Ao longo do crescimento, chegam sempre momentos em que as crianças se imaginam invisíveis. Como seria ver e não ser visto? Essa ideia promete liberdade, seduz durante alguns instantes mas, logo depois, seguindo esse pensamento, percebe- se que, em muitos aspetos, ser invisível é não existir, é ter medo.
Sendo alguém, não podemos fugir de ser alguém. Ocupamos um lugar.
É preciso coragem para pedir a palavra. Quando se levanta a voz, todos os olhares se viram na nossa direção e alguns, muitos, ficam desagradados com qualquer coisa que tenhamos para dizer. Os argumentos que usarão para nos contrariar dependem do que tivermos afirmado, mas a má vontade depende diretamente da nossa existência.
No nível de desenvolvimento civilizacional em que nos encontramos, a lei proíbe que se mate, mas permite que se anule o outro. Cobrir de silêncio é uma prática absolutamente legal. A justiça é cega mas, como sempre, a história avança contra o medo.
Temos direito a possuir um nome e uma sombra.
Nascemos para isto.
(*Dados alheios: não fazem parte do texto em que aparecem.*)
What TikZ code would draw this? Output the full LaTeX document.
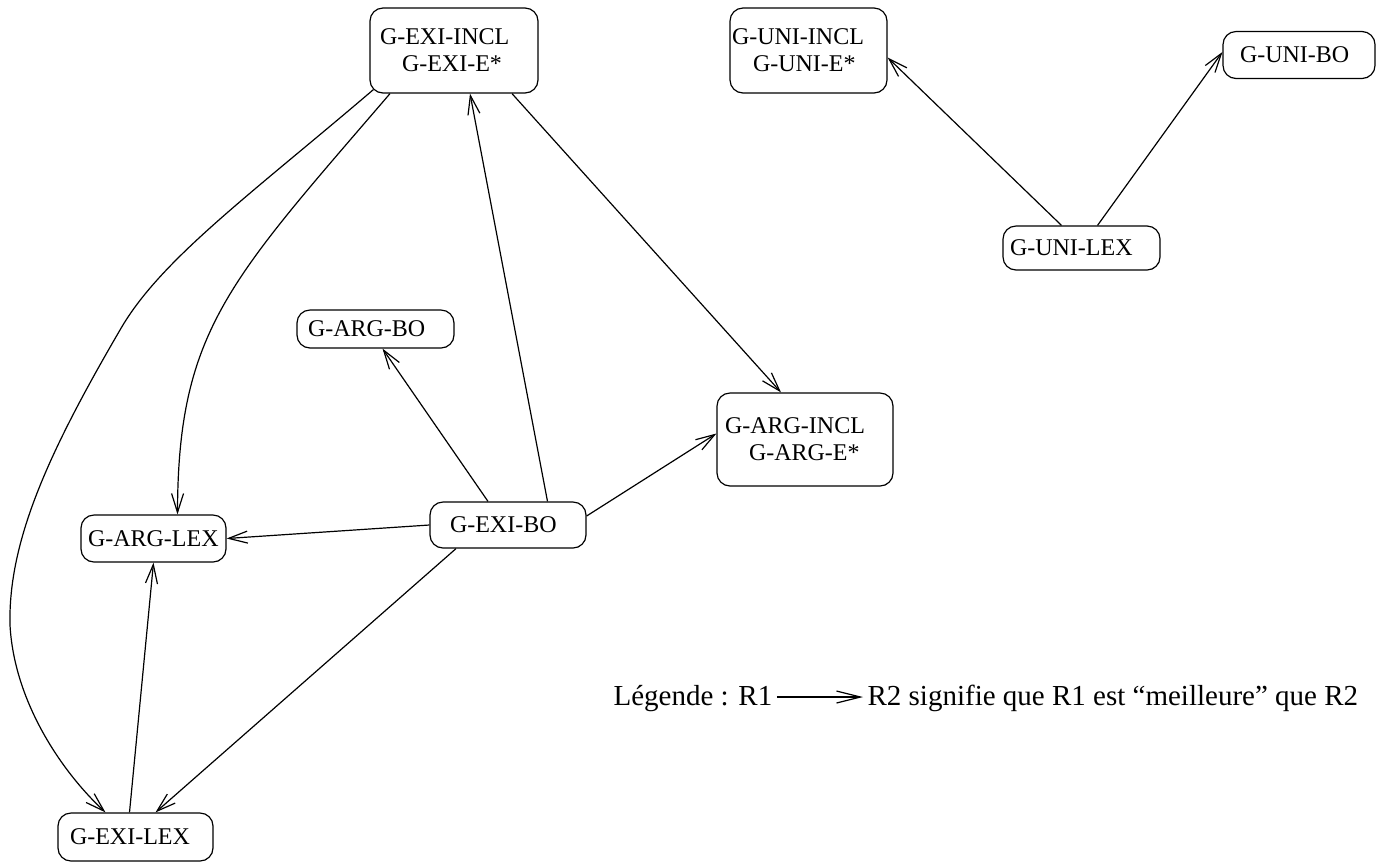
\documentclass[tikz,border=0pt]{standalone}
\usepackage{fontspec}
\setmainfont{Liberation Serif}
\usetikzlibrary{arrows.meta}

\tikzset{
  gbox/.style={draw, rounded corners=6.5pt, align=left, inner ysep=0pt,
    font=\fontsize{12}{13.5}\selectfont},
  pref/.style={-{Straight Barb[length=9.5pt,width=6pt]}},
  legtext/.style={anchor=base west, inner sep=0pt, font=\fontsize{14.5}{17}\selectfont},
}

\begin{document}
\begin{tikzpicture}[x=0.5pt, y=-0.5pt, line width=0.6pt]
  \useasboundingbox (0,0) rectangle (1380,864);

  % boxes
  \node[gbox, text width=74pt, inner xsep=5pt, minimum height=42.5pt] (exiincl) at (454,50.5) {G-EXI-INCL\\\hspace*{11pt}G-EXI-E*};
  \node[gbox, text width=76.5pt, inner xsep=1pt, minimum height=42.5pt] (uniincl) at (808.5,50.5) {G-UNI-INCL\\\hspace*{10.5pt}G-UNI-E*};
  \node[gbox, text width=59pt, inner xsep=8.5pt, minimum height=23.5pt] (unibo) at (1299,55) {G-UNI-BO};
  \node[gbox, text width=71.5pt, inner xsep=3.5pt, minimum height=22pt] (unilex) at (1081.5,248) {G-UNI-LEX};
  \node[gbox, text width=67.5pt, inner xsep=5.5pt, minimum height=19pt] (argbo) at (375.5,329) {G-ARG-BO};
  \node[gbox, text width=80pt, inner xsep=4pt, minimum height=46.5pt] (argincl) at (805,439.5) {G-ARG-INCL\\\hspace*{12pt}G-ARG-E*};
  \node[gbox, text width=65.5pt, inner xsep=3.5pt, minimum height=23.5pt] (arglex) at (153.5,538.5) {G-ARG-LEX};
  \node[gbox, text width=58pt, inner xsep=10pt, minimum height=23pt] (exibo) at (508,525) {G-EXI-BO};
  \node[gbox, text width=65.5pt, inner xsep=6pt, minimum height=24pt] (exilex) at (135.5,837) {G-EXI-LEX};

  % order between the rules
  \draw[pref] ([xshift=19.75pt]exibo.north) -- ([xshift=8pt]exiincl.south);
  \draw[pref] ([yshift=4.5pt]exibo.east) -- ([yshift=3pt]argincl.west);
  \draw[pref] ([xshift=-10pt]exibo.north) -- ([xshift=3.5pt]argbo.south);
  \draw[pref] (exibo.west) -- (arglex.east);
  \draw[pref] ([xshift=-26pt]exibo.south) -- ([xshift=10pt]exilex.north);
  \draw[pref] ([xshift=-3pt]exilex.north) -- (arglex.south);
  \draw[pref] ([xshift=29pt]exiincl.south) -- ([xshift=-12pt]argincl.north);
  \draw[pref] ([xshift=-32pt]exiincl.south) .. controls (230,280) and (178,330) .. ([xshift=12pt]arglex.north);
  \draw[pref] ([shift={(2pt,2pt)}]exiincl.south west) .. controls (250,195) and (160,260) .. (120,330)
    .. controls (50,450) and (8,540) .. (10,625)
    .. controls (14,700) and (60,770) .. ([xshift=-15pt]exilex.north);
  \draw[pref] ([xshift=-10pt]unilex.north) -- ([yshift=-3.5pt]uniincl.east);
  \draw[pref] ([xshift=8pt]unilex.north) -- ([yshift=1.5pt]unibo.west);

  % legend
  \node[legtext] (leg1) at (613,705) {Légende : R1};
  \node[legtext] (leg2) at (867,705) {R2 signifie que R1 est ``meilleure'' que R2};
  \draw[-{Straight Barb[length=12pt,width=6pt]}] ([shift={(2pt,4pt)}]leg1.base east) -- ([shift={(-2pt,4pt)}]leg2.base west);

\end{tikzpicture}
\end{document}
Entre todas as dúvidas que podemos alimentar sobre as razões de estarmos aqui, se duvidarmos de que estamos aqui, de que existimos e de que merecemos esta existência, nada faz sentido, nenhuma palavra tem significado.
Nessa verdade, estamos nós e estão os outros. As nossas realidades suportam-se mutuamente como o arco de uma ponte ou qualquer outra certeza da engenharia civil. Quando eles são cegos, nós somos invisíveis.
O contrário, claro, também está certo. Se os nossos olhos os distorcem, não há maquilhagem que os deixe bonitos. Percebemos então que, apesar dos espelhos, nós somos eles. Desagrada-nos a existência deles, queremos anulá-los. Quando é assim, achamos que temos razões para isso, as nossas razões. Eles sentem exatamente o mesmo.
Alegrarmo-nos com o mal dos outros é um alerta. Como a pele amarelada, esse sintoma revela problemas no fígado. Esperar não resolve. Aos primeiros sinais, devemos procurar ajuda.
Os outros somos nós. Esse é o grande segredo, evidente e escancarado, à vista de todos e, no entanto, ainda hoje tão revolucionário: os outros somos nós.